A comprehensive guide on how government agencies can recruit, hire, onboard, and retain digital talent.

Leading and managing a digital team

"The gardener cannot actually 'grow' tomatoes, squash, or beans — she can only foster an environment in which the plants do so."

General Stanley McChrystal

Serve your teams

As a servant leader, your job is to:

  • Empower the people who work for you
  • Unlock the potential of your employees by allowing them to grow
  • Explain the mission, strategy, and context for the work
  • Remove any blockers the teams encounter
  • Provide executive air cover for the decisions, methods, and outputs of the teams
  • Help teams and individuals make decisions

Always ask your teams what they need from you to be successful and schedule regular check-ins to stay up to date with what they need.

Empower your teams

To be most effective, digital teams need the autonomy to self-organize, self-manage, and self-execute. Trust and empower those closest to the work to make the right decisions.

Nurture risk tolerance

Foster a blameless culture. Don't chastise teams when things go wrong, or they'll be less likely to take bold, innovative steps in the future. Encourage the teams to use their retrospectives to constantly inspect and adapt.

Be a vocal advocate

Introducing new ways of thinking and working can cause fear, uncertainty, and doubt. Digital teams need to collaborate with all of the other parts of your organization, and they employ methods that are sometimes unfamiliar to traditional government organizations — like human-centered design, agile, and DevOps.

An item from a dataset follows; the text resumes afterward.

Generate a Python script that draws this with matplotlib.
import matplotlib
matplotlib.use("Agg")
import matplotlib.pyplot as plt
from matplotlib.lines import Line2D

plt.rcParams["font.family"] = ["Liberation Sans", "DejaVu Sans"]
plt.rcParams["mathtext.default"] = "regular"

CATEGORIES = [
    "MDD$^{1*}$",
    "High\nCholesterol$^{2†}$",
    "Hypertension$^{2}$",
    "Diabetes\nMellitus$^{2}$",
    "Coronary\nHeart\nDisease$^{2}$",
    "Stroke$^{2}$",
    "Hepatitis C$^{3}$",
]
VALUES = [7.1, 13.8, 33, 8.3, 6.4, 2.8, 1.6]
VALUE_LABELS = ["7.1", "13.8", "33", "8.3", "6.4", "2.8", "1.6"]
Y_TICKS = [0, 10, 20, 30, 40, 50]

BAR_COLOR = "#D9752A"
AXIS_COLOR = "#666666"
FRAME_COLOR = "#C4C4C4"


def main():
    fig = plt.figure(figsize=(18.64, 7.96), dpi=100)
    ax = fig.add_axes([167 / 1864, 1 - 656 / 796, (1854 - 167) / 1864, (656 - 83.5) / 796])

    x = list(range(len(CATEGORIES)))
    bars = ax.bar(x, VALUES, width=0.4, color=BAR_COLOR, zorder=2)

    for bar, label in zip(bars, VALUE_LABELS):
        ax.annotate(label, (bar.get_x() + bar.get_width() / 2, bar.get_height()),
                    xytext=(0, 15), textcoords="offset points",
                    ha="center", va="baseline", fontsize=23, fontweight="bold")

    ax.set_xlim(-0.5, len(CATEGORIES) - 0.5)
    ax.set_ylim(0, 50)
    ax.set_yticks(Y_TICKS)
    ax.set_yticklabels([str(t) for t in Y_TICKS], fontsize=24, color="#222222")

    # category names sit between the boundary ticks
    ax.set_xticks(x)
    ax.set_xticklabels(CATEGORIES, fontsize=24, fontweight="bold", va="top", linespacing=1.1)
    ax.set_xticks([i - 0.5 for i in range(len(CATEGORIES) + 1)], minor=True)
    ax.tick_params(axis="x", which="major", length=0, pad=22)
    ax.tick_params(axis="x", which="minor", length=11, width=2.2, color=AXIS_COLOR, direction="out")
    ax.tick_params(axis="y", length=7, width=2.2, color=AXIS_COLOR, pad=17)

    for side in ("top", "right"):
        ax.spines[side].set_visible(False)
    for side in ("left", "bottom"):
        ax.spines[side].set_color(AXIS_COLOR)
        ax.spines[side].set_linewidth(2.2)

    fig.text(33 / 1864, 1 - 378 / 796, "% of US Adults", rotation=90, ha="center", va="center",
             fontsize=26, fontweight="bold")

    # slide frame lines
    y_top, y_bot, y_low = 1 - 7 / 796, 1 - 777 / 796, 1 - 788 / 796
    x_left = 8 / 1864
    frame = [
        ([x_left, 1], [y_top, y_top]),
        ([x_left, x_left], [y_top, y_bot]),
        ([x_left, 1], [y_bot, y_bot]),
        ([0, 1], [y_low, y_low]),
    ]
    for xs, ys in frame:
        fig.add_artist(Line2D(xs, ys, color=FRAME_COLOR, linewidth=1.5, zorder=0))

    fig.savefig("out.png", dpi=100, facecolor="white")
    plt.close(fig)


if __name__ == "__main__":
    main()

A traditional government project in the waterfall-style provides a detailed schedule of every activity and document written from day zero to go-live. An agile project eschews the master schedule in favor of describing progress in terms of value delivered to users.

Agile teams have roadmaps and backlogs, but can only tell you with certainty what's being delivered in the next sprint. The lack of precise schedule and comprehensive documentation in agile can seem chaotic to those used to the rigid structure of waterfall.

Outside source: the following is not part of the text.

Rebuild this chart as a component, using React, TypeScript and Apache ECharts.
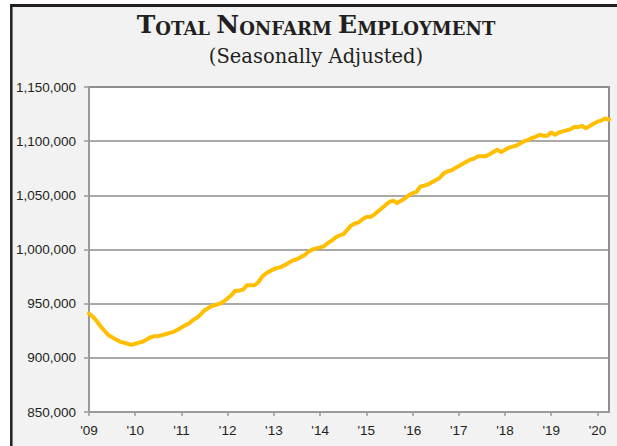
import React, { useEffect, useRef } from "react";
import * as echarts from "echarts";

const startYear = 2009;
const months: string[] = [];
for (let i = 0; i < 136; i++) {
  const y = startYear + Math.floor(i / 12);
  const m = (i % 12) + 1;
  months.push(`${y}-${m < 10 ? "0" + m : m}`);
}

const employment: number[] = [
  941000, 938000, 934000, 929000, 925000, 921000, 919000, 917000, 915000, 914000, 913000, 912000,
  913000, 914000, 915000, 917000, 919000, 920000, 920000, 921000, 922000, 923000, 924000, 926000,
  928000, 930000, 932000, 935000, 937000, 940000, 944000, 946000, 948000, 949000, 950000, 952000,
  955000, 958000, 962000, 962000, 963000, 967000, 967000, 967000, 970000, 975000, 978000, 980000,
  982000, 983000, 984000, 986000, 988000, 990000, 991000, 993000, 995000, 998000, 1000000, 1001000,
  1002000, 1003000, 1006000, 1008000, 1011000, 1013000, 1014000, 1018000, 1022000, 1024000, 1025000, 1028000,
  1030000, 1030000, 1032000, 1035000, 1038000, 1041000, 1044000, 1045000, 1043000, 1045000, 1047000, 1050000,
  1052000, 1053000, 1058000, 1059000, 1060000, 1062000, 1064000, 1066000, 1070000, 1072000, 1073000, 1075000,
  1077000, 1079000, 1081000, 1083000, 1084000, 1086000, 1086000, 1086000, 1088000, 1090000, 1092000, 1090000,
  1092000, 1094000, 1095000, 1096000, 1098000, 1100000, 1101000, 1103000, 1104000, 1106000, 1105000, 1105000,
  1108000, 1106000, 1108000, 1109000, 1110000, 1111000, 1113000, 1113000, 1114000, 1112000, 1114000, 1116000,
  1118000, 1119000, 1121000, 1120000,
];

const yMin = 850000;
const yMax = 1150000;
const yStep = 50000;

const titleText = "{b|T}{s|OTAL }{b|N}{s|ONFARM }{b|E}{s|MPLOYMENT}";
const subtitleText = "(Seasonally Adjusted)";

const serif = "'DejaVu Serif', serif";

export default function App() {
  const ref = useRef<HTMLDivElement>(null);
  useEffect(() => {
    if (!ref.current) return;
    const chart = echarts.init(ref.current, undefined, { renderer: "svg" });
    const isJan = (idx: number) => idx % 12 === 0;
    chart.setOption({
      animation: false,
      backgroundColor: "#f2f2f2",
      grid: {
        left: 89,
        right: 8,
        top: 87,
        bottom: 34,
        show: true,
        backgroundColor: "#ffffff",
        borderColor: "#8f8f8f",
        borderWidth: 2,
      },
      xAxis: {
        type: "category",
        data: months,
        boundaryGap: false,
        axisLine: { show: true, lineStyle: { color: "#9a9a9a", width: 2 } },
        axisTick: { show: true, interval: (i: number) => isJan(i), length: 4, lineStyle: { color: "#9a9a9a", width: 1.5 } },
        axisLabel: {
          interval: (i: number) => isJan(i),
          formatter: (v: string) => "'" + v.slice(2, 4),
          color: "#231f20",
          fontFamily: "Liberation Sans, Arial, sans-serif",
          fontSize: 13.5,
          margin: 11,
        },
        splitLine: { show: false },
      },
      yAxis: {
        type: "value",
        min: yMin,
        max: yMax,
        interval: yStep,
        axisLine: { show: true, lineStyle: { color: "#9a9a9a", width: 2 } },
        axisTick: { show: true, length: 5, lineStyle: { color: "#9a9a9a", width: 1.5 } },
        axisLabel: {
          formatter: (v: number) => v.toLocaleString("en-US"),
          color: "#231f20",
          fontFamily: "Liberation Sans, Arial, sans-serif",
          fontSize: 13.5,
          margin: 13,
        },
        splitLine: { show: true, lineStyle: { color: "#8c8c8c", width: 1.5 } },
      },
      series: [
        {
          type: "line",
          data: employment,
          showSymbol: false,
          symbol: "none",
          lineStyle: { color: "#FFBE00", width: 4, cap: "round", join: "round" },
          z: 5,
        },
      ],
      graphic: [
        { type: "rect", shape: { x: 0, y: 0, width: 617, height: 4 }, style: { fill: "#ffffff" }, z: 100 },
        { type: "rect", shape: { x: 0, y: 0, width: 10, height: 446 }, style: { fill: "#ffffff" }, z: 100 },
        { type: "line", shape: { x1: 10, y1: 5.5, x2: 617, y2: 5.5 }, style: { stroke: "#231f20", lineWidth: 3 }, z: 101 },
        { type: "line", shape: { x1: 11.3, y1: 4, x2: 11.3, y2: 446 }, style: { stroke: "#231f20", lineWidth: 2.5 }, z: 101 },
        {
          type: "text",
          x: 316,
          y: 37,
          z: 101,
          style: {
            text: titleText,
            align: "center",
            verticalAlign: "bottom",
            fill: "#231f20",
            rich: {
              b: { fontFamily: serif, fontWeight: "bold", fontSize: 25, fill: "#231f20", verticalAlign: "bottom", lineHeight: 25 },
              s: { fontFamily: serif, fontWeight: "bold", fontSize: 18, fill: "#231f20", verticalAlign: "bottom", lineHeight: 25 },
            },
          },
        },
        {
          type: "text",
          x: 316,
          y: 56,
          z: 101,
          style: {
            text: subtitleText,
            align: "center",
            verticalAlign: "middle",
            fill: "#231f20",
            fontFamily: serif,
            fontSize: 19.5,
          },
        },
      ],
    });
    return () => chart.dispose();
  }, []);
  return <div ref={ref} style={{ position: "fixed", left: 0, top: 0, width: 617, height: 446 }} />;
}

Your role will be to support and advocate for the team's approach. Build and maintain relationships across the organization and use those relationships to help your teams succeed.

Be an active participant

Make time for your teams and participate in workshops and other events. For example:

  • Attend and participate in workshops, interviews, and usability tests
  • Encourage access to users
  • Help teams prioritize work and build their backlog

As an executive, your participation lends legitimacy to the activities. When others in the organization see you as an active participant, they'll be more likely to join in and take things seriously.

Checklist

  • Have I scheduled regular check-ins with my team?
  • Have I asked my team what they need to be successful?
  • Can I explain to others in plain language what my team is doing?
  • Does my team have a way to showcase their work incrementally to all my staff?
  • Have I done all I can do to remove artificial barriers to my team being productive?
  • Can I clearly articulate what direct benefit my team provides to the public?
  • Is my team working well with others? If not, why not?